A former Indian Air Force officer is among those battling the deadly Ebola virus in West Africa. As a part of the UN Ebola Task Force, he shares his experience with Arjun Subramaniam.
The recent award of Time magazine's traditional 'Person of the Year' to the Ebola Fighters is testimony to the magnificent work they are doing in the pandemic struck states of West Africa.
Justifying the award, Time wrote, 'They risked and persisted, and sacrificed and saved.'
India too can be justifiably proud that a small number of volunteers from various disciplines are part of that team -- there are doctors, nurses, pilots and flight safety experts among many other volunteers.
One such volunteer, a wing commander from the helicopter stream, was a colleague of mine till he decided to hang up his blue uniform and join the UN as part of the Ebola Task Force.
We spoke at length before his departure and I asked him why he was doing what he was doing -- leaving behind his wife and two young children and heading off to West Africa.
He simply said, "Sir, it is an opportunity to do something meaningful and a challenge." He was honest too when he also said, "It is, after all, a UN opening, I have prior experience in Sierra Leone as part of the United Nations Mission in Sierra Leone (UNAMSIL) and prospects of a good second career."
Remarkably, his wife too was extremely supportive and said, "He wants to do this badly and we understand the risks."
All I told him was to send me a few reports from 'Ground Zero' so that I could share his experience with everyone.
In his first e-mail to me, he wrote: 'I have been re-assigned to work at Freetown, Sierra Leone.

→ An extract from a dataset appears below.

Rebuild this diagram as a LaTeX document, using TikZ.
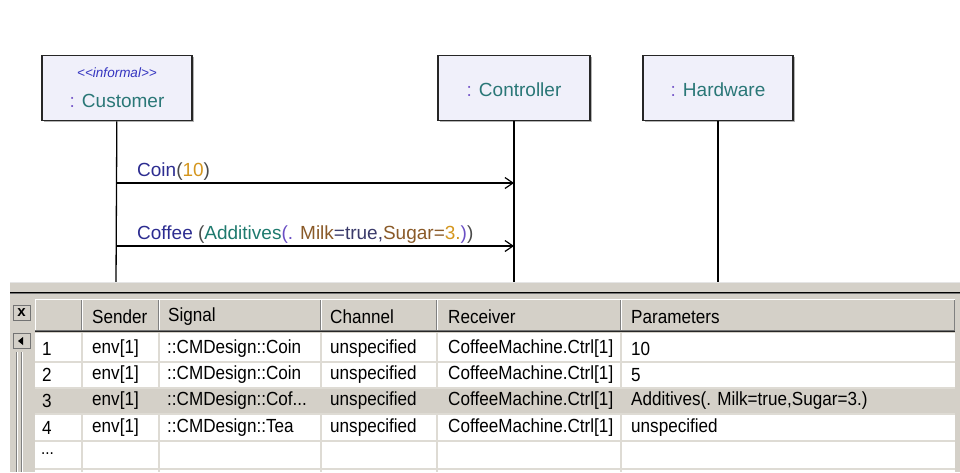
\documentclass[tikz,border=0pt]{standalone}
\usepackage{fontspec}
\setmainfont{Liberation Sans}
\newfontfamily\gridfont[FakeStretch=0.9]{Liberation Sans}
\usepackage{tikz}
\usepackage{xcolor}
\usetikzlibrary{arrows.meta,shadows}

\definecolor{boxfill}{HTML}{F0F0FA}
\definecolor{nameteal}{HTML}{2A7777}
\definecolor{colonpurple}{HTML}{7A5CCB}
\definecolor{stereoblue}{HTML}{3535C0}
\definecolor{msgblue}{HTML}{2C2C90}
\definecolor{parengray}{HTML}{4A4A4A}
\definecolor{valorange}{HTML}{D4961E}
\definecolor{argteal}{HTML}{1E7A6E}
\definecolor{dotpurple}{HTML}{6A4FC4}
\definecolor{parambrown}{HTML}{8A5A28}
\definecolor{valdark}{HTML}{3A3A6A}
\definecolor{panelgray}{HTML}{D4D0C8}
\definecolor{gridgray}{HTML}{DEDBD4}

\begin{document}
\begin{tikzpicture}[x=1pt,y=-1pt,
head_box/.style={rectangle,draw=black!85,line width=1.6pt,fill=boxfill,minimum height=65pt,inner sep=0pt,text=nameteal,font=\fontsize{19}{22}\selectfont,drop shadow={shadow xshift=1.5pt,shadow yshift=-1.5pt,opacity=0.6,fill=black!50}},
life_line/.style={line width=1.3pt},
msg_line/.style={line width=1.2pt,-{Straight Barb[length=8pt,width=11pt]}},
msg_text/.style={anchor=base west,inner sep=0pt,font=\fontsize{19}{22}\selectfont},
cell_text/.style={anchor=west,inner sep=0pt,font=\gridfont\fontsize{19}{22}\selectfont},
tool_btn/.style={rectangle,fill=panelgray,draw=black!55,minimum width=17pt,minimum height=15pt,inner sep=0pt,font=\fontsize{15}{15}\selectfont\bfseries}]

\useasboundingbox (0,0) rectangle (960,472);

\node[head_box,minimum width=150pt,align=center] (customer) at (117,88) {{\fontsize{13.5}{13.5}\selectfont\itshape\color{stereoblue}<{}<informal>{}>}\\[8pt]\textcolor{colonpurple}{:} Customer};
\node[head_box,minimum width=152pt,text height=17pt] (controller) at (514,88) {\textcolor{colonpurple}{:} Controller};
\node[head_box,minimum width=150pt,text height=17pt] (hardware) at (718,88) {\textcolor{colonpurple}{:} Hardware};

\coordinate (customer_end) at (116,284);
\coordinate (controller_end) at (514,284);
\coordinate (hardware_end) at (718,284);

\path[draw, life_line]
(customer) edge (customer_end)
(controller) edge (controller_end)
(hardware) edge (hardware_end)
;

\coordinate (coin_from) at (116,183);
\coordinate (coin_to) at (514,183);
\coordinate (coffee_from) at (116,246);
\coordinate (coffee_to) at (514,246);

\draw[msg_line] (coin_from) -- (coin_to);
\draw[msg_line] (coffee_from) -- (coffee_to);

\node[msg_text] (coin_label) at (137,176) {\textcolor{msgblue}{Coin}\textcolor{parengray}{(}\textcolor{valorange}{10}\textcolor{parengray}{)}};
\node[msg_text] (coffee_label) at (137,239) {\textcolor{msgblue}{Coffee} \textcolor{parengray}{(}\textcolor{argteal}{Additives}\textcolor{dotpurple}{(.} \textcolor{parambrown}{Milk}\textcolor{valdark}{=true,}\textcolor{parambrown}{Sugar=}\textcolor{valorange}{3.}\textcolor{dotpurple}{)}\textcolor{parengray}{)}};

\fill[panelgray] (10,282) rectangle (960,472);
\draw[black!10,line width=1pt] (10,282.5) -- (960,282.5);
\draw[black,line width=1pt] (10,292.5) -- (960,292.5);
\draw[black!55,line width=1pt] (10,293.5) -- (960,293.5);

\foreach \xa/\xb in {35/82,82/159,159/321,321/437,437/621,621/955}{
\draw[white,line width=1pt] (\xa+0.5,331) -- (\xa+0.5,299.5) -- (\xb,299.5);
\draw[black!50,line width=1pt] (\xb-0.5,300) -- (\xb-0.5,331);
}
\draw[black!55,line width=1pt] (35,330.5) -- (955,330.5);
\draw[black!85,line width=1pt] (35,331.5) -- (955,331.5);

\fill[white] (35,333) rectangle (955,472);
\fill[panelgray] (35,388) rectangle (955,413.5);
\foreach \yy in {361.5,387.5,414,440.5,468.5}
\draw[gridgray,line width=2pt] (35,\yy) -- (955,\yy);
\foreach \xx in {82,159,321,437,621}{
\draw[gridgray,line width=2pt] (\xx,333) -- (\xx,388);
\draw[gridgray,line width=2pt] (\xx,413.5) -- (\xx,472);
}

\node[tool_btn] (close_btn) at (21.5,312.5) {x};
\node[tool_btn] (back_btn) at (21.5,341) {};
\fill[black] (18,341) -- (23,337) -- (23,345) -- cycle;
\foreach \xx in {16,21}{
\draw[black!50,line width=1pt] (\xx,352) -- (\xx,472);
\draw[white,line width=1pt] (\xx+1,352) -- (\xx+1,472);
}

\node[cell_text] (h_sender) at (92,317) {Sender};
\node[cell_text] (h_signal) at (168,317) {Signal};
\node[cell_text] (h_channel) at (330,317) {Channel};
\node[cell_text] (h_receiver) at (448,317) {Receiver};
\node[cell_text] (h_params) at (631,317) {Parameters};

\node[cell_text] (r1_num) at (42,349) {1};
\node[cell_text] (r1_sender) at (92,349) {env[1]};
\node[cell_text] (r1_signal) at (167,349) {::CMDesign::Coin};
\node[cell_text] (r1_channel) at (330,349) {unspecified};
\node[cell_text] (r1_receiver) at (448,349) {CoffeeMachine.Ctrl[1]};
\node[cell_text] (r1_params) at (631,349) {10};

\node[cell_text] (r2_num) at (42,375) {2};
\node[cell_text] (r2_sender) at (92,375) {env[1]};
\node[cell_text] (r2_signal) at (167,375) {::CMDesign::Coin};
\node[cell_text] (r2_channel) at (330,375) {unspecified};
\node[cell_text] (r2_receiver) at (448,375) {CoffeeMachine.Ctrl[1]};
\node[cell_text] (r2_params) at (631,375) {5};

\node[cell_text] (r3_num) at (42,401) {3};
\node[cell_text] (r3_sender) at (92,401) {env[1]};
\node[cell_text] (r3_signal) at (167,401) {::CMDesign::Cof...};
\node[cell_text] (r3_channel) at (330,401) {unspecified};
\node[cell_text] (r3_receiver) at (448,401) {CoffeeMachine.Ctrl[1]};
\node[cell_text] (r3_params) at (631,401) {Additives(. Milk=true,Sugar=3.)};

\node[cell_text] (r4_num) at (42,428) {4};
\node[cell_text] (r4_sender) at (92,428) {env[1]};
\node[cell_text] (r4_signal) at (167,428) {::CMDesign::Tea};
\node[cell_text] (r4_channel) at (330,428) {unspecified};
\node[cell_text] (r4_receiver) at (448,428) {CoffeeMachine.Ctrl[1]};
\node[cell_text] (r4_params) at (631,428) {unspecified};

\node[cell_text,font=\gridfont\fontsize{17}{17}\selectfont] (r5_num) at (41,454) {...};

\end{tikzpicture}
\end{document}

Today, have to take a scheduled UN flight from Accra, Ghana to Freetown. I like the professionalism, dedication, sincerity and enthusiasm of the staff. It gives immense joy to work along with them. Still learning the job and system and hope I adjust soon.'
He followed up soon after with a detailed mail titled, 'Ground Zero-Sierra Leone' on his initial days in Freetown. He wrote:
'It has been almost a week here in Sierra Leone. Things are moving in the right direction both from the individual and organisational perspective. Almost everyone works at Take-off Rating and a few with may be Reheat On (in air force parlance, this means working at peak efficiency).'
'The last time I was here was in 2000-01 as part of the IAF contingent working for the UN, the ground reality and atmosphere were different. The town was vibrant and full of energy. This time around the place is almost dead because of the Ebola crisis.'
'We have to develop Standard Operating Procedures from scratch and get the necessary infrastructure going from the flying operations and safety point of view.'
'Since the mission's mandate is for the three countries of Liberia, Sierra Leone and Guinea with HQs at Accra, Ghana, I expect regular travels to carry out flight safety checks.'
'I have rented an apartment and am more or less settled now. The place is hot and humid. People are friendly and expect the UN to address the problem on a war-footing. On the ground there are numerous agencies working whole heartedly at village/district/zone/state levels. It is good to interact with different professionals hailing from diverse backgrounds and cultures.'
'While the rest of the world celebrated Christmas, Sierra Leone stayed indoors and prayed for a better future.'
When I received another sombre mail on Christmas Eve, I could not but help pulling out my laptop and putting this together. This time around the mail was reflective:
'Wish you a Merry Christmas and a Happy New Year! All well in Sierra Leone. It bears a deserted look as the president has appealed to the populace to remain indoors and not to come out to celebrate Christmas and New Year for the fear of spreading Ebola virus.'
'As such it was on the rise in the Western region where the capital is located. There is a massive and unprecedented effort to curb the spread of this virus. The other day I went to Hastings airfield in the western part of Sierra Leone near the capital of Freetown where we were deployed in 2000-01.'
'The runway is intact, but now there is tall grass on both sides. There are a lot of settlements around the runway as also four Ebola Camps around. It was deja vu for me. Was immersed in the past and present... memories filled the consciousness. Same place but different times, different people, different thoughts and different circumstance.'
'The earlier time I was there, it was violence perpetrated by humans and this time, it is nature or god's doing.'
'I stay alone in a rented apartment and interacting with different people from different cultures on a daily basis is something that I was never exposed to earlier.'
'Miss those earlier days when we stayed in familiar and well laid out camps with Indian food. Plus, of course, I miss home and the family. There is, of course, no looking back.'
‘Bravo! is all I could think as I replied to his mail by writing 'Always nice reading your update. Wish you well over Christmas and the New Year.'
Not only are he, the few other ex-IAF officers in the region and other volunteers good ambassadors for the service and the country, they are Warriors for Humanity. As we ring in the New Year with festivities and cheer, spare a thought for India's Ebola Warriors.
Arjun Subramaniam is a serving officer of the Indian Air Force.